+++ Information shown

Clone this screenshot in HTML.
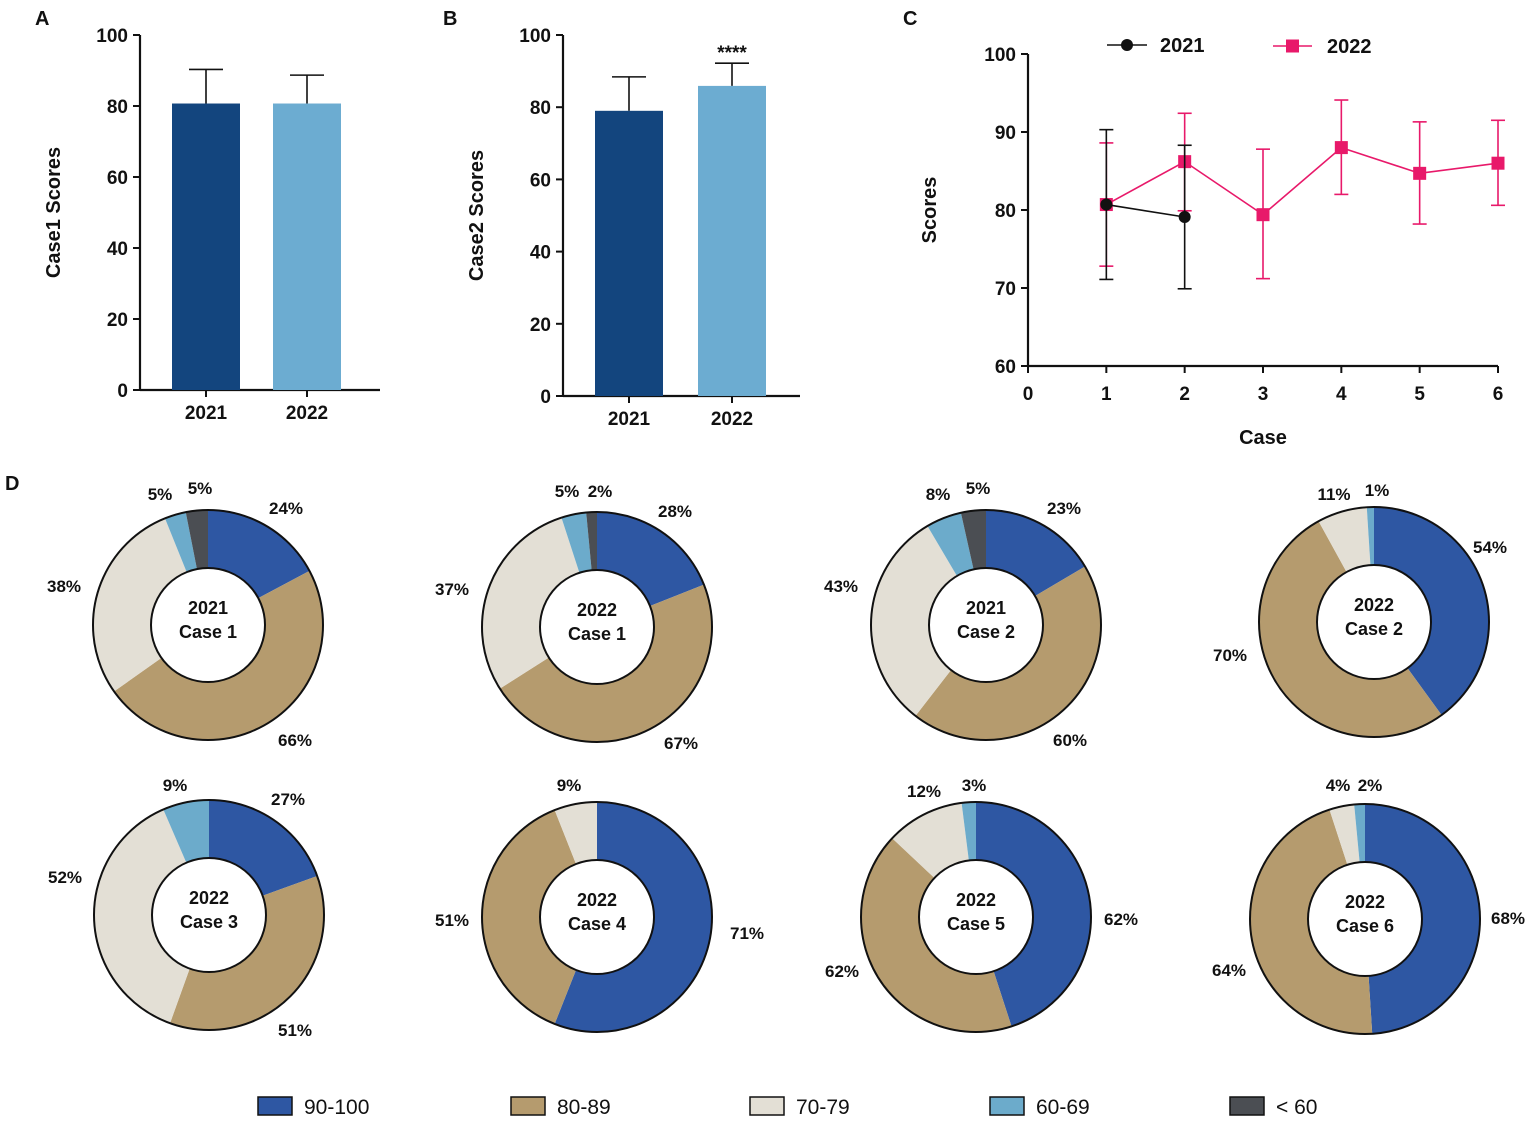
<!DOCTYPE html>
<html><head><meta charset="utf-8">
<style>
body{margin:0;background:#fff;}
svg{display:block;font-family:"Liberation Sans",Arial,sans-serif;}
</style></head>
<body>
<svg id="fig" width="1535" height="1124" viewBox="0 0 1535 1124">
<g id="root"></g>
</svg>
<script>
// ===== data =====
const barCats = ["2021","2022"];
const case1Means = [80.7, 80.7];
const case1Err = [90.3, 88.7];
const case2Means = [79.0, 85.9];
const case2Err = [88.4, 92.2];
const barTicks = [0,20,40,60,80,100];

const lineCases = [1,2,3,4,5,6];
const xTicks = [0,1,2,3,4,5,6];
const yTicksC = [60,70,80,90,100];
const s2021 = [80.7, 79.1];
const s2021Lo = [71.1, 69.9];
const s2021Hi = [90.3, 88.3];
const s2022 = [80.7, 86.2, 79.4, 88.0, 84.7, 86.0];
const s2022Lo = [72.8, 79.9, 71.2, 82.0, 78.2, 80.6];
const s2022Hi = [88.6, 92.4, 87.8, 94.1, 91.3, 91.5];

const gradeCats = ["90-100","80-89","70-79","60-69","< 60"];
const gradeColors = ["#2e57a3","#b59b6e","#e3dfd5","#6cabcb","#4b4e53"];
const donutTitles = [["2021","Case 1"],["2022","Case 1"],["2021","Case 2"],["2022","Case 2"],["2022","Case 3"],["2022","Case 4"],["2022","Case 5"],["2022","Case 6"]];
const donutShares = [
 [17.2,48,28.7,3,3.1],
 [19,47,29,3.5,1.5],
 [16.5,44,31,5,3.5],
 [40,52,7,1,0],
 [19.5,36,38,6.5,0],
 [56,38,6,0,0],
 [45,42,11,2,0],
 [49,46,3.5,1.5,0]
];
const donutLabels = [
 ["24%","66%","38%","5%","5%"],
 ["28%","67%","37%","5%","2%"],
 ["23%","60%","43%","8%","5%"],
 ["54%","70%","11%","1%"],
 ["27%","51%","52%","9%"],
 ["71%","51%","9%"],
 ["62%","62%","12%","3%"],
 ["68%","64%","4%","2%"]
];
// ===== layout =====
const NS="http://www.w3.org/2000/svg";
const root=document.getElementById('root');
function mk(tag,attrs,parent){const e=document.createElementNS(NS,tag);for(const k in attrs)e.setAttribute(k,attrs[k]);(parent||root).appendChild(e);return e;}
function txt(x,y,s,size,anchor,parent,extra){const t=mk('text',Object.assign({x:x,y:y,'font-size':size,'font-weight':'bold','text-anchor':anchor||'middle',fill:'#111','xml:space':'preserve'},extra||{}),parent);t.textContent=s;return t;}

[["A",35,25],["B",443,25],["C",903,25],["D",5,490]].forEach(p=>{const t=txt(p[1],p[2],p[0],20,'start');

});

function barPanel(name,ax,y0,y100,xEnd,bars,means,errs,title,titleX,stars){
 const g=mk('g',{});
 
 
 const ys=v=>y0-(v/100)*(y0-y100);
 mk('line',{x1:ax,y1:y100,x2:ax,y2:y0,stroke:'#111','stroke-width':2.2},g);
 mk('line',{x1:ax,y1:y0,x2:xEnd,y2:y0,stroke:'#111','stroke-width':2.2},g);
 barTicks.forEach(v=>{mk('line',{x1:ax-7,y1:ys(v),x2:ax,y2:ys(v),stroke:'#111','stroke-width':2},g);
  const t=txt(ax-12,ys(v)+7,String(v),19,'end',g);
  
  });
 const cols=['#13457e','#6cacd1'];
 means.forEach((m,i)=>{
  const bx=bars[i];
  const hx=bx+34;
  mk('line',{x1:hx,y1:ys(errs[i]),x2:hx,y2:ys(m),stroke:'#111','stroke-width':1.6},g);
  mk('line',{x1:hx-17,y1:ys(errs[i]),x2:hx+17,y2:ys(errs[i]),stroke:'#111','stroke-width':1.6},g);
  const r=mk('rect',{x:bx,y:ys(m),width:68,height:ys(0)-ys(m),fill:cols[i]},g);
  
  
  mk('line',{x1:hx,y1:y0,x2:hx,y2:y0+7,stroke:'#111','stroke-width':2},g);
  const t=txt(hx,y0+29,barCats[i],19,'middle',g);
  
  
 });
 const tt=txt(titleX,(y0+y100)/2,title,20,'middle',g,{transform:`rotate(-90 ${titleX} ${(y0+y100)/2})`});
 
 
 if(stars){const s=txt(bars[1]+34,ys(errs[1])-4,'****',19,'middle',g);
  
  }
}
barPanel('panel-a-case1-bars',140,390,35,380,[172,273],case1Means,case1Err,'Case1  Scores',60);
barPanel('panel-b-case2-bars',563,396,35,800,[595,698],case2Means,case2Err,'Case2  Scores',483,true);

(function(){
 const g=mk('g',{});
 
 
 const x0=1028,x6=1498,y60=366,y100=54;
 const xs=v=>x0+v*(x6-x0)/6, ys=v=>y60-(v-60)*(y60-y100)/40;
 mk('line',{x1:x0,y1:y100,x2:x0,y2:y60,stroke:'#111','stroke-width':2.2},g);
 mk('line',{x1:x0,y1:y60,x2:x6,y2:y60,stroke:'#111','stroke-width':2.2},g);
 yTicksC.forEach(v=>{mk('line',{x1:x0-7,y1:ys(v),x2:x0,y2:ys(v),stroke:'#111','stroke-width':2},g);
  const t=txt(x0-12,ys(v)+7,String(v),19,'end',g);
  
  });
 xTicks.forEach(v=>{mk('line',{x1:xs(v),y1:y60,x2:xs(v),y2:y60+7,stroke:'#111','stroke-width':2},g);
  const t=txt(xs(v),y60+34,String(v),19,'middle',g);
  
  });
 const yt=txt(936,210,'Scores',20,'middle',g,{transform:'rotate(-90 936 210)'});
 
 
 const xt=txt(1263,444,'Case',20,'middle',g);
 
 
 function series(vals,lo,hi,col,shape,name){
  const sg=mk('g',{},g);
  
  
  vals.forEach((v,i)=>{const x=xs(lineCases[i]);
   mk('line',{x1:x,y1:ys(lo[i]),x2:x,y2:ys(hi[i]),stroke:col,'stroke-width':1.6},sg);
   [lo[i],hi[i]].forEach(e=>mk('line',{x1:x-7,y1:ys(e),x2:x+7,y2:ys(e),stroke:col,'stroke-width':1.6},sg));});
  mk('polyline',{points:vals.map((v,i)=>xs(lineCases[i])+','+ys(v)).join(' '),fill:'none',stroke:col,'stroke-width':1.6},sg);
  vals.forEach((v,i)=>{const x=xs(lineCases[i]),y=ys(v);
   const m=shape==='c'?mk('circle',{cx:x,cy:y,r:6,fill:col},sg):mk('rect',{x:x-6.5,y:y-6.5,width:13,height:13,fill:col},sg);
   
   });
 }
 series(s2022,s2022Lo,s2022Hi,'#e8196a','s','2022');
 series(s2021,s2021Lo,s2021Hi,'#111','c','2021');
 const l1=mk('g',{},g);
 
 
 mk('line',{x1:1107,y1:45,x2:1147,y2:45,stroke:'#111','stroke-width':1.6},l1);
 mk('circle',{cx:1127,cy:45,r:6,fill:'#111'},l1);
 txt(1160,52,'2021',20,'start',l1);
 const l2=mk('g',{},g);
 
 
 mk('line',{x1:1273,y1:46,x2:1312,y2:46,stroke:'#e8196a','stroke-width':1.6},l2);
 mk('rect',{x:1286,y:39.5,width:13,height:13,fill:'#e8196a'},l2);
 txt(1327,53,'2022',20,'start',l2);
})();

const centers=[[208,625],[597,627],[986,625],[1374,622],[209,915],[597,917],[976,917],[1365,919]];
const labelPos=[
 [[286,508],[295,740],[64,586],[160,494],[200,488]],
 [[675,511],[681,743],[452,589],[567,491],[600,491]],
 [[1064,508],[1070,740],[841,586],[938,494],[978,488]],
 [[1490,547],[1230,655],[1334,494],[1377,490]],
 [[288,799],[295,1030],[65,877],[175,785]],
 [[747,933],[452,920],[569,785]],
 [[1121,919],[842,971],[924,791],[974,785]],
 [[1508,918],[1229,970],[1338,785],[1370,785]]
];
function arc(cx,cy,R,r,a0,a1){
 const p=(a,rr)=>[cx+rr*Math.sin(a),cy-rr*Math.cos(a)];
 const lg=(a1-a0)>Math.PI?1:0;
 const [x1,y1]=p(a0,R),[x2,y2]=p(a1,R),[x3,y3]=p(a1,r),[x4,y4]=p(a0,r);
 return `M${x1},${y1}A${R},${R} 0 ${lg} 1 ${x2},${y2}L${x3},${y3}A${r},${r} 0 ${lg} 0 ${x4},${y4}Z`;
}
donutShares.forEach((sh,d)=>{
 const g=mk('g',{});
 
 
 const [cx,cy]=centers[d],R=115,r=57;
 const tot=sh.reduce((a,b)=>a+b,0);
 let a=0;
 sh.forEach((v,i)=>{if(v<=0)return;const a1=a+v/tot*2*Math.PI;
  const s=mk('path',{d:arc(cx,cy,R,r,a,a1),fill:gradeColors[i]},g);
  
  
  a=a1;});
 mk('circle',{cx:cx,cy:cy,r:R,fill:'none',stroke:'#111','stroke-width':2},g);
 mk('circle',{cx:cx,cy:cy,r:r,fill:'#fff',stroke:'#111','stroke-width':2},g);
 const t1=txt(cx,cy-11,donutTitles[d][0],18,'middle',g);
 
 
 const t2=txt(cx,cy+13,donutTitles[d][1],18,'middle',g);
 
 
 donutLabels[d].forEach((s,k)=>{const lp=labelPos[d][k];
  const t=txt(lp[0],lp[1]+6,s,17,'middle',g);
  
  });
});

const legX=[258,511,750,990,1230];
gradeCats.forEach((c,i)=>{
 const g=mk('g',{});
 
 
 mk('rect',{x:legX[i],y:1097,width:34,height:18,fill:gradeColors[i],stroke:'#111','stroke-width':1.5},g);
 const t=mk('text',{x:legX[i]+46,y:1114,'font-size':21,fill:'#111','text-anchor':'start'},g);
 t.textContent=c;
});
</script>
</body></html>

++++++

**What the task asks:** Leave out the pictures and repeat the lines from the start of the material through the line with "const s2022Hi = [88.6, 92.4, 87.8, 94.1, 91.3, 91.5];", inclusive.

**Answer to this task:**
Clone this screenshot in HTML.
<!DOCTYPE html>
<html><head><meta charset="utf-8">
<style>
body{margin:0;background:#fff;}
svg{display:block;font-family:"Liberation Sans",Arial,sans-serif;}
</style></head>
<body>
<svg id="fig" width="1535" height="1124" viewBox="0 0 1535 1124">
<g id="root"></g>
</svg>
<script>
// ===== data =====
const barCats = ["2021","2022"];
const case1Means = [80.7, 80.7];
const case1Err = [90.3, 88.7];
const case2Means = [79.0, 85.9];
const case2Err = [88.4, 92.2];
const barTicks = [0,20,40,60,80,100];

const lineCases = [1,2,3,4,5,6];
const xTicks = [0,1,2,3,4,5,6];
const yTicksC = [60,70,80,90,100];
const s2021 = [80.7, 79.1];
const s2021Lo = [71.1, 69.9];
const s2021Hi = [90.3, 88.3];
const s2022 = [80.7, 86.2, 79.4, 88.0, 84.7, 86.0];
const s2022Lo = [72.8, 79.9, 71.2, 82.0, 78.2, 80.6];
const s2022Hi = [88.6, 92.4, 87.8, 94.1, 91.3, 91.5];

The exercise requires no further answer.